Gradually add your creamer of choice and chicken broth while whisking continuously to form a thick creamy base. Then season with salt & pepper and add the onions back to the pan.

Thinly slice the raw potatoes to be 1/8″ thick slices (we love using a mandolin for this). Place half of the sliced potatoes in the bottom of a baking dish sprayed with cooking spray and pour half of the cream sauce on top.

Next, sprinkle on half of the shredded cheeses and all of the parmesan.

In the casserole dish, add the rest of the potato slices, remaining creamy sauce, and the rest of the shredded cheese on top.

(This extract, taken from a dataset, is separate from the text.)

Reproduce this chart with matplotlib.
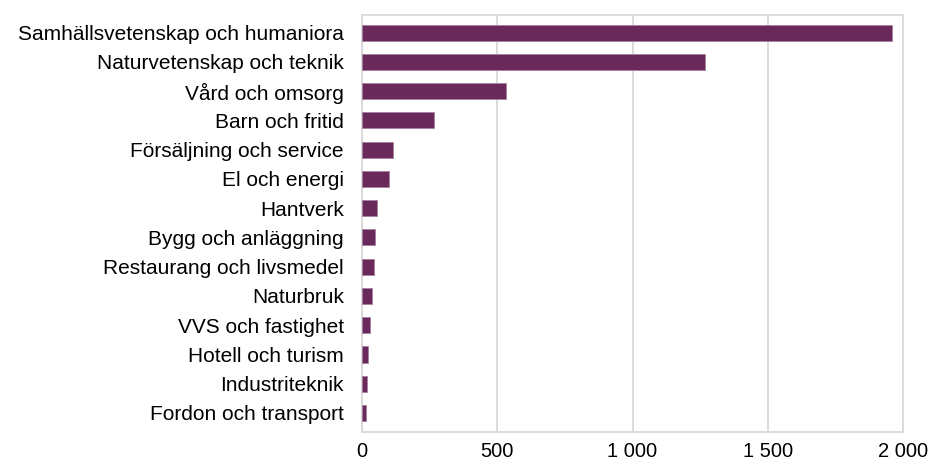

Cover with aluminum foil over the top and place in the preheated oven for one hour of baking time.

Finally, remove the aluminum foil and return to the oven for 10 minutes to get the cheese nice and golden brown.

Let the potato dish rest for at least 15 minutes before scooping into it!

Cheesy Scalloped Potatoes And Ham

Typically we serve this as a classic side dish with ham, but you could also cube cooked ham and toss it right into the dish before baking. This would make it more of a ham and potatoes casserole (or main course), which would also be amazing. Add some steamed green beans on the side for a complete meal!

How To Serve Cheesy Scalloped Potatoes

These super cheesy scalloped potatoes (also known as au gratin potatoes) are delicious with just about anything! We typically make this for a holiday meal with a smoked ham or baked ham. They would also be great with a grilled turkey or juicy roast turkey breast! And if you are feeling ambitious for Sunday dinner, you could serve with a spatchcock chicken.

Made this recipe and loved it?! We would love it if you would take a minute and leave a star rating and review – it is also helpful if you made any substitutions or changes to the recipe to share that as well. THANK YOU!


Cheesy Scalloped Potatoes – a dreamy and delicious Holiday side dish that is packed with flavor and is always everyone’s favorite!


  • 4 tablespoons butter
  • 1 teaspoon garlic, minced
  • 1 small yellow onion, halved and thinly sliced
  • 1/3 cup all-purpose flour OR gluten-free flour
  • 1 1/2 cup Nutpods Original (unsweetened/unflavored) creamer OR half-and-half*
  • 1/2 cup chicken broth
  • 1 teaspoon kosher salt
  • 1/4 teaspoon ground black pepper
  • 45 cups yukon gold potatoes, sliced to 1/8 inch 
  • 1 cup monterey jack cheese, freshly grated (Gruyere works too)
  • 1 cup cheddar jack cheese, freshly grated
  • 1/2 cup parmesan cheese, grated


  1. Preheat oven to 375 degrees F.
  2. Bring 12 inch skillet to medium-high heat. Add butter and let melt. Swirl to coat the pan. Add garlic and onion. Move around pan until garlic becomes fragrant and onions soften a bit, approx. 2-3 minutes. Remove onions and place on a small plate; set aside.
  3. Add flour and use a whisk to combine with butter to create a paste (aka a roux). Whisk continually and slowly add the creamer about 1/4 cup at a time. Continue adding and whisking as the liquid combines with the roux. Once you have added the creamer add the broth the same way. Continue whisking and ensure the mixture is simmering gently as it continues to thicken. Add salt, pepper and onions back in, stir to combine and remove from heat.
  4. Spray a 9×13 casserole pan with olive oil. Layer half of the potatoes on the bottom. Top with half the sauce then 1/2 cup of the monterey cheese (or Gruyere), 1/2 cup of cheddar jack and all of the parmesan. Then layer the remaining potatoes, the remaining sauce and the rest of the monterey jack and cheddar jack cheeses.
  5. Cover with aluminum foil and place in oven, middle rack, for 1 hour.
  6. Remove and test the potatoes ensuring they are soft, but still a bit firm. If they need longer, cover again continue cooking in 10 minute increments until they are fully cooked. Otherwise, uncover and return to oven for 10 minutes to really make sure the cheese is bubbly.
  7. Remove from oven and let cool at least 15 minutes (otherwise it will fall apart if you try and scoop it up) before serving.


  • Creamer: I love using Nutpods (ensure it is unsweetened and unflavored) – you can’t tell the difference and it just lightens up this otherwise heavier (but delicious) holiday side dish! Use what works best for you, but I highly recommend you try it!
  • Potatoes: I recommend using a mandolin so you get uniform, thin slices. You could use russet but for best results use Yukon golds.
  • Storage: store leftovers in an airtight container in the refrigerator for up to 5 days.